Notre collecte d’histoires vraies autour de la Méditerranée reprend mot pour mot le projet d’Auster et ses exigences :
Travailler de façon collective, faire feu de tout bois, aller à la rencontre des gens afin de glaner un maximum de matière première. C’est dans la quantité que nous aurons la qualité.
Faire une œuvre démocratique, qui s’écrit à mille mains, avec l’aide d’artistes, d’écrivains, journalistes, qui se mettent au service des individus-citoyens de la Méditerranée pour tenter de retranscrire leur réalité.
Quant à la définition même du terme histoire vraie, des histoires non conformes à ce que nous attendons de l’existence, des anecdotes révélatrices, des histoires vraies qui auraient des allures de fiction, et enfin n’importe quelle expérience paraissant assez importante pour être mise sur papier, il n’y a simplement rien à changer.
Quinze ans après le projet de Paul Auster, une dimension que nous pouvons ajouter est liée à l’essor de l’internet. Cette fois les gens des treize pays concernés pourront non seulement déposer leurs textes sur le site / boîte aux lettres / bibliothèque, mais aussi des sons et des vidéos de leurs histoires, dans toutes les langues des différents pays. Une première histoire en berbère a par exemple été postée avant-hier, et une en grec (moderne) hier.
Nous sommes par ailleurs en train de mettre en place un réseau de collecte avec les universités, les lycées, les associations, les lieux culturels afin d’aller sur le terrain, de nous déplacer à la rencontre des gens qui n’ont pas forcément la possibilité d’écrire leurs histoires, ou l’accès à internet, ou tout simplement l’accès à la connaissance du projet.

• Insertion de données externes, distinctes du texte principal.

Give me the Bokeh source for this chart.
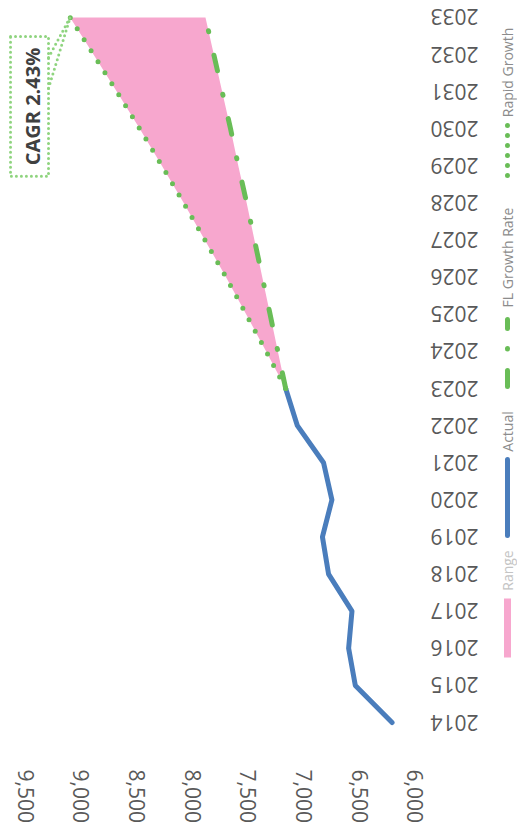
import math
from bokeh.plotting import figure
from bokeh.layouts import row
from bokeh.models import Range1d, FixedTicker, NumeralTickFormatter, Label, ColumnDataSource
from bokeh.core.properties import value
from bokeh.embed import file_html
from bokeh.resources import INLINE

# ---- data ----
years_actual = [2014, 2015, 2016, 2017, 2018, 2019, 2020, 2021, 2022, 2023]
actual = [6210, 6540, 6600, 6570, 6780, 6835, 6750, 6825, 7060, 7165]
years_proj = [2023, 2024, 2025, 2026, 2027, 2028, 2029, 2030, 2031, 2032, 2033]
fl_growth = [7165, 7235, 7305, 7375, 7445, 7515, 7590, 7660, 7735, 7810, 7885]
rapid_growth = [7165, 7340, 7520, 7700, 7890, 8080, 8275, 8475, 8680, 8890, 9100]
value_ticks = [6000, 6500, 7000, 7500, 8000, 8500, 9000, 9500]
year_ticks = list(range(2014, 2034))
year_labels = [str(y) for y in year_ticks]
cagr_text = "CAGR 2.43%"
legend_labels = ["Rapid Growth", "FL Growth Rate", "Actual", "Range"]

BLUE = "#4A7DBC"
GREEN = "#69BD57"
PINK = "#F7A7CE"
LABEL = "#595959"
FONT = "Open Sans"

FH, BT, BB = 755, 2, 70   # frame height, top / bottom borders shared by all panels

# ---- main plot (value axis horizontal, years vertical) ----
p = figure(frame_width=429, frame_height=FH, output_backend="svg", toolbar_location=None,
           x_range=Range1d(9725, 5874), y_range=Range1d(2013.057, 2033.404),
           x_axis_location="below", y_axis_location=None,
           min_border_left=0, min_border_right=0, min_border_top=BT, min_border_bottom=BB)
p.outline_line_color = None
p.grid.visible = False

xa = p.xaxis[0]
xa.ticker = FixedTicker(ticks=value_ticks)
xa.formatter = NumeralTickFormatter(format="0,0")
xa.major_label_orientation = "vertical"
xa.axis_line_color = None
xa.major_tick_line_color = None
xa.minor_tick_line_color = None
xa.major_label_standoff = 6
xa.major_label_text_font = FONT
xa.major_label_text_font_size = "21px"
xa.major_label_text_color = LABEL

p.line(actual, years_actual, line_color=BLUE, line_width=5, line_cap="round", line_join="round")
p.harea(y=years_proj, x1=fl_growth, x2=rapid_growth, fill_color=PINK)
p.line(fl_growth, years_proj, line_color=GREEN, line_width=5, line_cap="round",
       line_dash="16 24 1 24")
p.line(rapid_growth, years_proj, line_color=GREEN, line_width=5, line_cap="round",
       line_dash="0 13")

# CAGR callout
CALLOUT = "#8FD47F"
box_l, box_r, box_b, box_t = 9635, 9294, 2028.72, 2032.49
p.quad(left=[box_l], right=[box_r], bottom=[box_b], top=[box_t], fill_color=None,
       line_color=CALLOUT, line_width=3, line_dash="0 5", line_cap="round")
tip_x, tip_y = rapid_growth[-1], years_proj[-1]
p.segment(x0=[box_r, box_r], y0=[2031.92, 2031.09], x1=[tip_x, tip_x], y1=[tip_y, tip_y],
          line_color=CALLOUT, line_width=3, line_dash="0 5", line_cap="round")
p.add_layout(Label(x=9438, y=2030.60, text=cagr_text, angle=math.pi / 2,
                   text_align="center", text_baseline="middle", text_font=FONT,
                   text_font_size="20px", text_font_style="bold", text_color="#404040"))

# ---- year labels (upside down), shared year scale ----
yf = figure(frame_width=52, frame_height=FH, output_backend="svg", toolbar_location=None,
            x_range=Range1d(0, 52), y_range=p.y_range,
            min_border_left=0, min_border_right=0, min_border_top=BT, min_border_bottom=BB)
yf.axis.visible = False
yf.grid.visible = False
yf.outline_line_color = None
ysrc = ColumnDataSource(dict(y=year_ticks, t=year_labels, x=[25] * len(year_ticks)))
yf.text(x="x", y="y", text="t", source=ysrc, angle=math.pi, text_align="center",
        text_baseline="middle", text_font=value(FONT), text_font_size="21px", text_color=LABEL)

# ---- legend (rotated) ----
LW = 36
lg = figure(frame_width=LW, frame_height=FH, output_backend="svg", toolbar_location=None,
            x_range=Range1d(0, LW), y_range=Range1d(-(BT + FH), -BT),
            min_border_left=0, min_border_right=0, min_border_top=BT, min_border_bottom=BB)
lg.axis.visible = False
lg.grid.visible = False
lg.outline_line_color = None
LX = 26


def top(v):
    return -v


text_pos = [72, 257, 431, 570]
text_cols = ["#8C8C8C", "#8C8C8C", "#8C8C8C", "#C4C4C4"]
for t, pos, c in zip(legend_labels, text_pos, text_cols):
    lg.text(x=[LX], y=[top(pos)], text=[t], angle=math.pi / 2, text_align="center",
            text_baseline="middle", text_font=value(FONT), text_font_size="14px", text_color=c)
lg.segment(x0=[LX], y0=[top(125)], x1=[LX], y1=[top(185)], line_color=GREEN, line_width=5,
           line_cap="round", line_dash="0 10")
lg.segment(x0=[LX, LX, LX], y0=[top(319), top(348), top(370)], x1=[LX, LX, LX],
           y1=[top(328), top(348.5), top(386)], line_color=GREEN, line_width=5, line_cap="round")
lg.segment(x0=[LX], y0=[top(459)], x1=[LX], y1=[top(535)], line_color=BLUE, line_width=5,
           line_cap="round")
lg.quad(left=[LX - 3.5], right=[LX + 3.5], bottom=[top(657)], top=[top(598)], fill_color=PINK,
        line_color=None)

layout = row(p, yf, lg, spacing=0)
open("out.html", "w").write(file_html(layout, INLINE))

Toute l’année 2012, je ferai le tour des treize pays à la fois pour collecter des histoires au micro mais surtout pour expliquer le projet et trouver des partenaires, des relais à la collecte: enseignants qui vont faire travailler leurs étudiants sur le projet, directeurs d’association qui mobiliseront certains groupes pour la collecte, membres de réseaux sociaux, militants du web, etc. qui voudront à la fois collecter et relayer l’information, artistes en tous genres qui travailleront sur cette matière première en 2013. J’en appelle donc à toutes les bonnes volontés: plus on sera nombreux à collecter, plus la bibliothèque sera riche et belle. En un an, Paul Auster a reçu plus de 4000 textes. Au cours de l’année 2012, espérons nous aussi une mobilisation et une participation importante au projet.
L’Anthologie composée par Auster, intitulée True Tales of American Life (ou dans la traduction française chez Actes Sud Je pensais que mon père était Dieu et autres récits de la réalité américaine), est un portrait passionnant des Etats-Unis à la fin du XXe siècle, un vrai réservoir de matière première pour les historiens à venir. De la micro-histoire, au sens de Carlo Ginzburg, incarnée par la parole des gens qui apportent chacun leur pierre à l’édifice. Nous souhaitons de la même manière contribuer aux sciences humaines et donner toutes les histoires pêle-mêle au Mucem, le nouveau Musée des civilisations de l’Europe et de la Méditerranée de Marseille, à la fin du projet.
Auster souligne enfin que le projet a aussi permis aux gens de se faire entendre, d’exprimer ce qui se trouve en eux. On n’a peut-être pas tous un roman à écrire, comme disait mon grand-père, mais on a bien tous une histoire vraie à raconter. Et cela fait non seulement du bien mais c’est parfois essentiel de pouvoir la partager.
Ce livre a été écrit par des gens de tous âges et de tous milieux, insiste Paul Auster. (…) Les auteurs sont pour moitié des hommes et pour moitié des femmes. Ils vivent dans des villes, dans des faubourgs, dans des campagnes, et sont originaires de 42 états différents. En faisant mon choix, je n’ai pas songé un instant à l’équilibre démographique. J’ai sélectionné les histoires sur la seule base de leurs mérites : leur humanité, leur véracité, leur charme. Ainsi leur sort s’est joué, et un hasard aveugle a décidé du résultat.
Plus loin il définit ce chaos de voix et de styles contrastants, ces histoires toutes différentes, qui vont dans tous les sens, comme le cœur même du projet : la différence est le sujet de ce livre. Il contient des écrits élégants et raffinés, mais il y en a beaucoup aussi qui sont grossiers et maladroits. Une petite part seulement ressemble à ce que l’on pourrait appeler « littérature ». Il s’agit d’autre chose, de quelque chose de brut et d’essentiel (…).